── THE DATA ──

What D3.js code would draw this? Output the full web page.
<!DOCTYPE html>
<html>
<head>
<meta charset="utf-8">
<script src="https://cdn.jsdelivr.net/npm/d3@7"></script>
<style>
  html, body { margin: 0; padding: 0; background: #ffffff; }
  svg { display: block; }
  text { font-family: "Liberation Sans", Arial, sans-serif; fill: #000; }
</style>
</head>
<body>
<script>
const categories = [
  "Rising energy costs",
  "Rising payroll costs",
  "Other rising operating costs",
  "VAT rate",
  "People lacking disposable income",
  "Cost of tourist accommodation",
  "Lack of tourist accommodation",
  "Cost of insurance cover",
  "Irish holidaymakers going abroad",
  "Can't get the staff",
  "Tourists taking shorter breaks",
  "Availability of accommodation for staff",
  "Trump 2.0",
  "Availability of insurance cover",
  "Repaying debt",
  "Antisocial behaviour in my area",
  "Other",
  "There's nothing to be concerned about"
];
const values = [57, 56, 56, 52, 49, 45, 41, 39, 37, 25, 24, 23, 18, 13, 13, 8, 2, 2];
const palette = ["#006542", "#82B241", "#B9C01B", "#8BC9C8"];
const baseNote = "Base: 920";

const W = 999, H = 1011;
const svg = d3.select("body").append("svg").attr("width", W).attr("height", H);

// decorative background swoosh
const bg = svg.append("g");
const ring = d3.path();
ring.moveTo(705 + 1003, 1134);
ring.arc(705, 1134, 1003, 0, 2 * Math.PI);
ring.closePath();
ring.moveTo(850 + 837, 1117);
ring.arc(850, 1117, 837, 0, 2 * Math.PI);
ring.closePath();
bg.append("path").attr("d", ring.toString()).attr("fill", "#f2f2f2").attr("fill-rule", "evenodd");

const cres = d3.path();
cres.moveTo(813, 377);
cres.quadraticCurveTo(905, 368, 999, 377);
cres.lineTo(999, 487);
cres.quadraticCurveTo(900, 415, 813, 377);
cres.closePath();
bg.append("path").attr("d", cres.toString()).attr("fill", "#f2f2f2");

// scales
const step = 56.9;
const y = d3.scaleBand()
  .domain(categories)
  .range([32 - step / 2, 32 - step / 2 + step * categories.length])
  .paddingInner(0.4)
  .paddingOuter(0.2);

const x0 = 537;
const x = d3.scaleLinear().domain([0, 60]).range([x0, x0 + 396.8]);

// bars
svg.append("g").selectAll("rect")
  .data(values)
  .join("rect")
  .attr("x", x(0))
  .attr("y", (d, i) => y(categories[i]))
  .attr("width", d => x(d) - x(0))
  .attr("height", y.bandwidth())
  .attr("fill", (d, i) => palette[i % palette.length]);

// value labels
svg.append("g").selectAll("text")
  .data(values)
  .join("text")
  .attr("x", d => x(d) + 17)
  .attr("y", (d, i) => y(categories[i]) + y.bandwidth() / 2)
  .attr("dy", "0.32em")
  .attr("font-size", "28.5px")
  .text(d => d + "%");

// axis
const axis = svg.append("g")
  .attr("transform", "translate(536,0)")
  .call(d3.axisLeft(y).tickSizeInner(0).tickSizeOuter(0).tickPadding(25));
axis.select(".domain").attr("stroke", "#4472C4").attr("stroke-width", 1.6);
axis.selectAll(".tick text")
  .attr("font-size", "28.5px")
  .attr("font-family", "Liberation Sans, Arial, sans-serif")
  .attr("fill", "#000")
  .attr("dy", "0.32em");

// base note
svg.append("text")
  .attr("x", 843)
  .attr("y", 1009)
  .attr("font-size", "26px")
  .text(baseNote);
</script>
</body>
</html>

───
── THE DATA ──

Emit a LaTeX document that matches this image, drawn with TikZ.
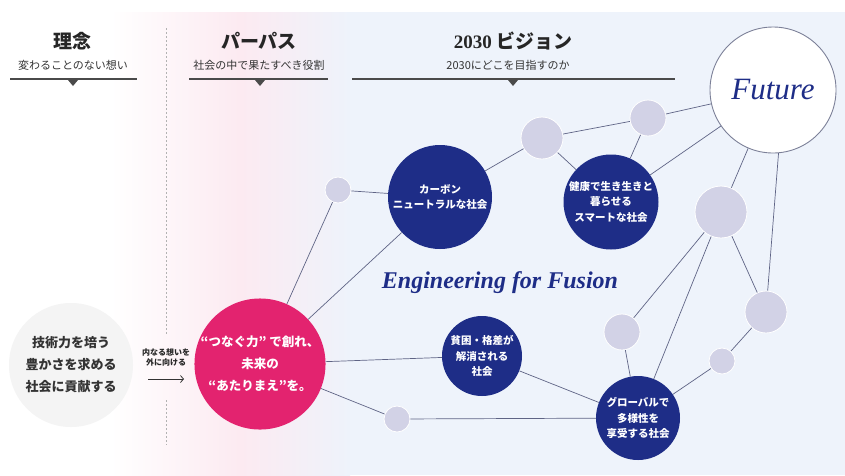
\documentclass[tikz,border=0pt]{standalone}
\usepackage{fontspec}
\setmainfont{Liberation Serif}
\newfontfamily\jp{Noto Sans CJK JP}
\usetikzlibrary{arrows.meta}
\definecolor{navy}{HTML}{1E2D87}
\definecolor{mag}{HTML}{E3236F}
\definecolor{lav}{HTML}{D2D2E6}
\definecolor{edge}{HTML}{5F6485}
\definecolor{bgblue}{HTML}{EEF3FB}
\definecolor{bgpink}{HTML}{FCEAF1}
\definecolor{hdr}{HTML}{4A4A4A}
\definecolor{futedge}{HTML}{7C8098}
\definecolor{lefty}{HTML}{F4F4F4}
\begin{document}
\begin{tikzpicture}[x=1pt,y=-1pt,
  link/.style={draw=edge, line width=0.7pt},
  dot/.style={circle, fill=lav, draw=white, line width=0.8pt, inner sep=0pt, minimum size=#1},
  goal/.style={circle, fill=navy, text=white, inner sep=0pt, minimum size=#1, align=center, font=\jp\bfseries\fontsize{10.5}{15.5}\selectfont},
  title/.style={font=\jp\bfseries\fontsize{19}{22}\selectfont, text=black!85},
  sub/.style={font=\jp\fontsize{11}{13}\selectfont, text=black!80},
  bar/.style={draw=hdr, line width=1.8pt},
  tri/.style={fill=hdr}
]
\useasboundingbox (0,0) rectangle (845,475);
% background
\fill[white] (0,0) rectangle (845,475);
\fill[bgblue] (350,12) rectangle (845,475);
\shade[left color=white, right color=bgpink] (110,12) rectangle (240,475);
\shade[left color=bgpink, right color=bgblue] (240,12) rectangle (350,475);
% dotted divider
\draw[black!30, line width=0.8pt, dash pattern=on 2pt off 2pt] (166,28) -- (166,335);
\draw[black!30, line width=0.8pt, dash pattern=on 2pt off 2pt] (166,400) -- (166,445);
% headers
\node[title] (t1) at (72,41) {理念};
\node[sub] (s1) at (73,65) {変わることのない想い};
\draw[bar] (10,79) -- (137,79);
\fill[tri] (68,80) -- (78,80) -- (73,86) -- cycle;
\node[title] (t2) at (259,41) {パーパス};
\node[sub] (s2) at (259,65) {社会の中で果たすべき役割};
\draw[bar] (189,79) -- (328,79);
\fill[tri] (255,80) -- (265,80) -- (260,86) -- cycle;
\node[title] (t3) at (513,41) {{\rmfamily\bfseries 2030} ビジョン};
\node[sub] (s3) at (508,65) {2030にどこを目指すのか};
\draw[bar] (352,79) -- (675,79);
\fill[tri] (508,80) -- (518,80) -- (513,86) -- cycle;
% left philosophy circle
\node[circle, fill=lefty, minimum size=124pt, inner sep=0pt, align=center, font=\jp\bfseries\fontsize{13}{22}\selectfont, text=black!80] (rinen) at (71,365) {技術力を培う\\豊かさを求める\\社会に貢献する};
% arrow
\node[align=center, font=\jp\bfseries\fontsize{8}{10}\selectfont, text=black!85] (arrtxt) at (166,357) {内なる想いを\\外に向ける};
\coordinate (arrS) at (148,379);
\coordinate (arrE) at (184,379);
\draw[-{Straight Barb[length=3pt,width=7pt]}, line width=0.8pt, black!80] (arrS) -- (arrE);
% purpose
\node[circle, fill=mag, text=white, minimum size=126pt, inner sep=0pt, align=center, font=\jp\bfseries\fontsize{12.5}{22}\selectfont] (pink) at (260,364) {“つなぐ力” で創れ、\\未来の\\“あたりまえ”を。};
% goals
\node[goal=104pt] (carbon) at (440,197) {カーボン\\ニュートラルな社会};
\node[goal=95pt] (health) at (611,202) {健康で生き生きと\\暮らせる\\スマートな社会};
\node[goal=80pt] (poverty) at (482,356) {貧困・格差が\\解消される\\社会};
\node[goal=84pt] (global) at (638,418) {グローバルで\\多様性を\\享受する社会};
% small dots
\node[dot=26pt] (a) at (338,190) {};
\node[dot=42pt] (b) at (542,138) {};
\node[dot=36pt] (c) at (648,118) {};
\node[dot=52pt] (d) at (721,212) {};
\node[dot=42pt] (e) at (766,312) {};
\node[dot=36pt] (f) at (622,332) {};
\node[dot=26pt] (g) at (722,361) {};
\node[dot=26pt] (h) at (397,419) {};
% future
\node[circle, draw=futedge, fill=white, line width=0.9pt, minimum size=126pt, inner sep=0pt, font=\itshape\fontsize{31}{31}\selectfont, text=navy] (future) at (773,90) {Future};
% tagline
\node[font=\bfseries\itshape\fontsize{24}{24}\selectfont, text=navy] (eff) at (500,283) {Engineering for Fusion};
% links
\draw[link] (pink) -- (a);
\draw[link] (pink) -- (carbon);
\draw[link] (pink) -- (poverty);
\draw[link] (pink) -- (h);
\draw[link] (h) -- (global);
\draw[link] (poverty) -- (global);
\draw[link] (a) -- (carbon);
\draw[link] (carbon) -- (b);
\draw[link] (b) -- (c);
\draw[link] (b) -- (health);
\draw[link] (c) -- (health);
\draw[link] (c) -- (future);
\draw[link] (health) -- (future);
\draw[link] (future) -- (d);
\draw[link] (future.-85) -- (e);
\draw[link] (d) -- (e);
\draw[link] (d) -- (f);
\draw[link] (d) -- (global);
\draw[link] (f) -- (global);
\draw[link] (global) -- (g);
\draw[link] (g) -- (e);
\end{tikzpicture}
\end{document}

───

[EXERCISE GOAL] Show all lines from the listing above in which "this" appears.

[IN RESPONSE]
What D3.js code would draw this? Output the full web page.
Emit a LaTeX document that matches this image, drawn with TikZ.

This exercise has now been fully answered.